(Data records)
[Start]
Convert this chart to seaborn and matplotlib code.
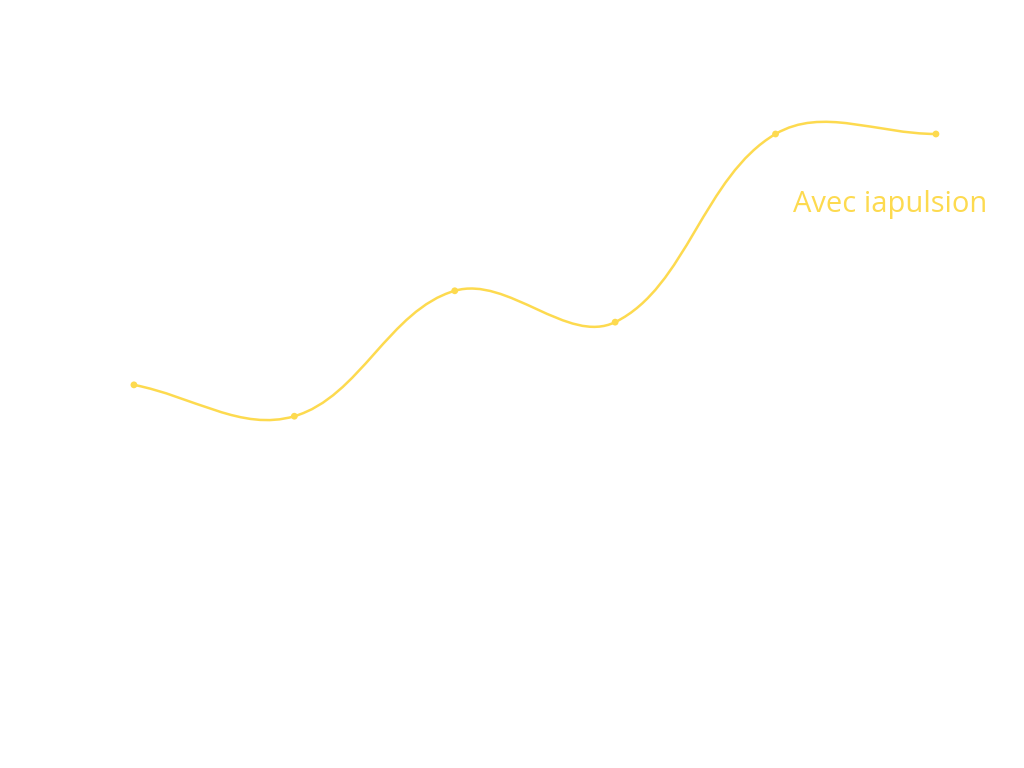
import matplotlib
matplotlib.use("Agg")
import matplotlib.pyplot as plt
import seaborn as sns
import numpy as np
import pandas as pd
from matplotlib.path import Path
from matplotlib.patches import PathPatch

# data
categories = ["1", "2", "3", "4", "5", "6"]
values = [40, 36, 52, 48, 72, 72]
series_label = "Avec iapulsion"
yellow = "#FDDA4F"


def spline_controls(pts, tension=0.37):
    # bezier control points, same idea as chart.js splineCurve
    n = len(pts)
    before, after = [], []
    for i in range(n):
        cur = pts[i]
        prev = pts[i - 1] if i > 0 else cur
        nxt = pts[i + 1] if i < n - 1 else cur
        d01 = np.hypot(*(cur - prev))
        d12 = np.hypot(*(nxt - cur))
        tot = d01 + d12
        s01 = d01 / tot if tot else 0
        s12 = d12 / tot if tot else 0
        before.append(cur - tension * s01 * (nxt - prev))
        after.append(cur + tension * s12 * (nxt - prev))
    return before, after


sns.set_style("white")
fig = plt.figure(figsize=(10.24, 7.68), dpi=100)
ax = fig.add_axes([0, 0, 1, 1])

df = pd.DataFrame({"x": np.arange(len(categories)), "y": values})
sns.scatterplot(data=df, x="x", y="y", ax=ax, color=yellow, s=24,
                edgecolor="none", zorder=3)

ax.set_xlim(-0.835, 5.549)
ax.set_ylim(-8.87, 89.09)
ax.axis("off")

# smooth line built in pixel space, then mapped back to data
trans = ax.transData
pix = trans.transform(df[["x", "y"]].to_numpy(dtype=float))
before, after = spline_controls(pix)
verts = [pix[0]]
codes = [Path.MOVETO]
for i in range(len(pix) - 1):
    verts += [after[i], before[i + 1], pix[i + 1]]
    codes += [Path.CURVE4] * 3
verts = trans.inverted().transform(np.array(verts))
ax.add_patch(PathPatch(Path(verts, codes), facecolor="none",
                       edgecolor=yellow, lw=1.8, zorder=2))

ax.text(5 - 0.89, 72 - 9.0, series_label, color=yellow, fontsize=21,
        family=["Open Sans", "DejaVu Sans"], weight="medium",
        va="center", ha="left")

fig.savefig("out.png", dpi=100)
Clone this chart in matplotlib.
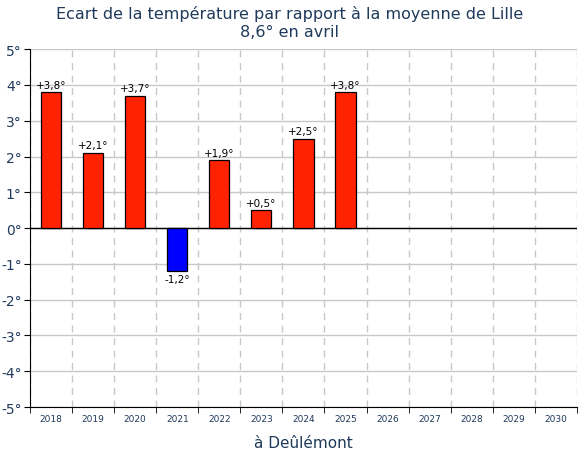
import numpy as np
import matplotlib.pyplot as plt

# ================== Données ==================
annees = [str(a) for a in range(2018, 2031)]
ecarts = [3.8, 2.1, 3.7, -1.2, 1.9, 0.5, 2.5, 3.8]
y_ticks = [-5, -4, -3, -2, -1, 0, 1, 2, 3, 4, 5]

titre = "Ecart de la température par rapport à la moyenne de Lille\n8,6° en avril"
legende_x = "à Deûlémont"

bleu_texte = "#1f3a5a"

fig = plt.figure(figsize=(5.8, 4.6), dpi=100)
ax = fig.add_axes([0.0517, 0.113, 0.943, 0.778])

x = np.arange(len(annees))
couleurs = ["#ff2200" if v >= 0 else "#0000ff" for v in ecarts]
ax.bar(x[:len(ecarts)], ecarts, width=0.48, color=couleurs, edgecolor="black", linewidth=0.9, zorder=3)

for xi, v in zip(x, ecarts):
    txt = f"{v:+.1f}°".replace(".", ",")
    if v >= 0:
        ax.text(xi, v + 0.07, txt, ha="center", va="bottom", fontsize=7.5, zorder=4)
    else:
        ax.text(xi, v - 0.07, txt, ha="center", va="top", fontsize=7.5, zorder=4)

ax.set_xlim(-0.5, len(annees) - 0.5)
ax.set_ylim(-5, 5)
ax.set_yticks(y_ticks)
ax.set_yticklabels([f"{t}°" for t in y_ticks], color=bleu_texte, fontsize=10)

# étiquettes des années au centre, petits traits entre les catégories
ax.set_xticks(x)
ax.set_xticklabels(annees, fontsize=6.5, color=bleu_texte)
ax.tick_params(axis="x", which="major", length=0, pad=5)
ax.set_xticks(np.arange(-0.5, len(annees)), minor=True)
ax.tick_params(axis="x", which="minor", length=4, color="black")
ax.tick_params(axis="y", length=4, pad=2)

ax.grid(axis="y", color="#c8c8c8", linewidth=1, zorder=0)
ax.grid(axis="x", which="minor", color="#c8c8c8", linestyle=(0, (5, 4)), linewidth=1, zorder=0)
ax.axhline(0, color="black", linewidth=1, zorder=2)

ax.spines["top"].set_visible(False)
ax.spines["right"].set_visible(False)

fig.suptitle(titre, color=bleu_texte, fontsize=11.5, y=0.988, linespacing=1.3)
ax.set_xlabel(legende_x, color=bleu_texte, fontsize=11, labelpad=9)

plt.savefig("out.png", dpi=100)
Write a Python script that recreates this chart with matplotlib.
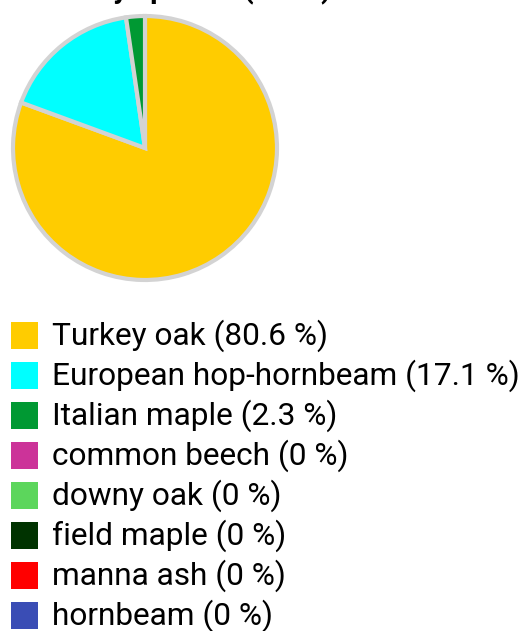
import matplotlib
matplotlib.use("Agg")
import matplotlib.pyplot as plt
from matplotlib.patches import Rectangle

species = ["Turkey oak", "European hop-hornbeam", "Italian maple", "common beech",
           "downy oak", "field maple", "manna ash", "hornbeam"]
shares = [80.6, 17.1, 2.3, 0, 0, 0, 0, 0]
colors = ["#FFCC00", "#00FFFF", "#009933", "#CC3399",
          "#5CD65C", "#003300", "#FF0000", "#3A4DB5"]
title = "Trees by species (trees)"

W, H = 526, 631
fig = plt.figure(figsize=(W / 100, H / 100), dpi=100)
fig.patch.set_facecolor("white")
plt.rcParams['font.family'] = ['Roboto', 'DejaVu Sans']

# pie
cx, cy, r = 145, 148, 134
ax = fig.add_axes([(cx - r) / W, (H - cy - r) / H, 2 * r / W, 2 * r / H])
vals = [v for v in shares if v > 0]
cols = [c for v, c in zip(shares, colors) if v > 0]
ax.pie(vals, colors=cols, startangle=90, counterclock=False, radius=0.985,
       wedgeprops=dict(edgecolor="#D3D3D3", linewidth=3.0))
ax.set_xlim(-1, 1)
ax.set_ylim(-1, 1)
ax.set_aspect("equal")
ax.axis("off")

# title (mostly cut off at the top, as in the reference)
fig.text(331 / W, (H + 2) / H, title, fontsize=21, fontweight="bold",
         ha="right", va="baseline", color="black")

# legend
for i, (name, val, col) in enumerate(zip(species, shares, colors)):
    top = 322 + 40 * i
    fig.patches.append(Rectangle((11 / W, (H - top - 27) / H), 27 / W, 27 / H,
                                 transform=fig.transFigure, facecolor=col,
                                 edgecolor="none"))
    label = f"{name} ({val:g} %)"
    fig.text(52 / W, (H - (top + 23)) / H, label, fontsize=22.8,
             ha="left", va="baseline", color="black")

fig.savefig("out.png", dpi=100)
[End]
Go back to the lines above and output, exactly as they stand, the ones from the line containing "Clone this chart in matplotlib." to the line containing "ax = fig.add_axes([0.0517, 0.113, 0.943, 0.778])". Leave all pictures behind.

Clone this chart in matplotlib.
import numpy as np
import matplotlib.pyplot as plt

# ================== Données ==================
annees = [str(a) for a in range(2018, 2031)]
ecarts = [3.8, 2.1, 3.7, -1.2, 1.9, 0.5, 2.5, 3.8]
y_ticks = [-5, -4, -3, -2, -1, 0, 1, 2, 3, 4, 5]

titre = "Ecart de la température par rapport à la moyenne de Lille\n8,6° en avril"
legende_x = "à Deûlémont"

bleu_texte = "#1f3a5a"

fig = plt.figure(figsize=(5.8, 4.6), dpi=100)
ax = fig.add_axes([0.0517, 0.113, 0.943, 0.778])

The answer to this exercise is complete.